Jaya Nanda, second-year College student enrolled in Asst. Global Studies Prof. Sreerekha Mullassery Sathiamma’s “Work, Women's Work and Women Workers in South Asia” class, said that the personal experience diverse faculty members bring into the classroom is invaluable. 

Originally from India, Sathiamma’s background includes activist work in women’s and civil rights struggles. Sathiamma said her experiences and research in India have added value to the global studies department through the addition of a non-Western viewpoint. 

“She can explain to us a lot of things such as the real life implications of the caste system, the actual intricacies of rice farming and other things,” Nanda said in an email to The Cavalier Daily.

Nanda also said she believes that more non-white faculty with more personal global studies experience would add value to the department. 

According to Prof. Richard Handler, director of the Global Studies program, the program’s lack of diversity stems from its lack of resources and its young age. The department was initially founded in 2009 as Global Development Studies and did not fully expand into the program it is today until 2014. 

Sathiamma said the program no longer has the funding for her position, so she will most likely be leaving the University in May. 

“[Global Studies] needs to find the resources to expand its faculty,” Handler said in an email to The Cavalier Daily. “Expanding the faculty will allow us to further diversify it.”

Sathiamma said the Global Studies program would be a “completely different experience” for students if there were more non-white faculty members.
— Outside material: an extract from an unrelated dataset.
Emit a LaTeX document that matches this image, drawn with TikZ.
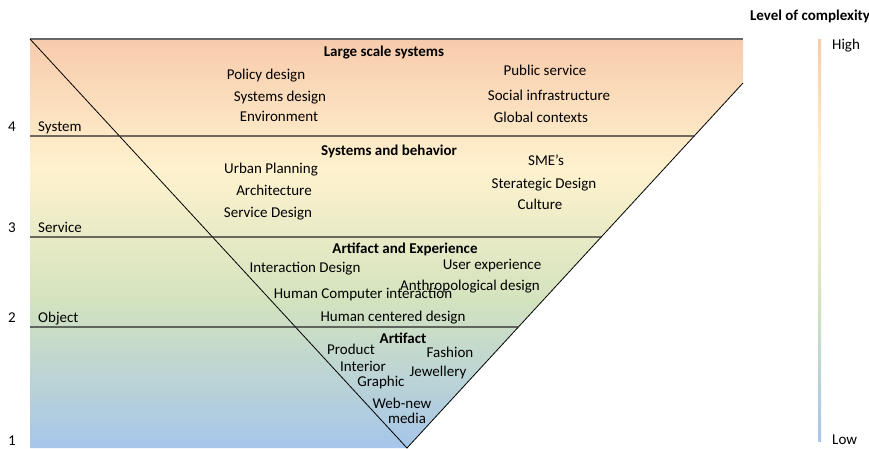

She believes that her background as a minority female from India allows her to engage more with her students and that there should be other professors who can provide the same experience. 

“I think Global Studies, like any other program, should definitely have more [diversity], and in fact much more than other programs, being global, and it’s unfortunate that we really don’t have that,” Sathiamma said. 

University President Jim Ryan said in an interview with The Cavalier Daily last month that faculty diversity is “one of the most important issues facing U.Va.” He cited the efforts of the administration before his term officially began.

“If you look at the trend over the last several years, backing diversity has increased fairly significantly,” Ryan said. “It doesn't mean that we're where we want to be ... but I think one of Tom Katsouleas’ best accomplishments as Provost has been increasing the diversity of faculty. Again, there's more work to be done, but he deserves a lot of credit.”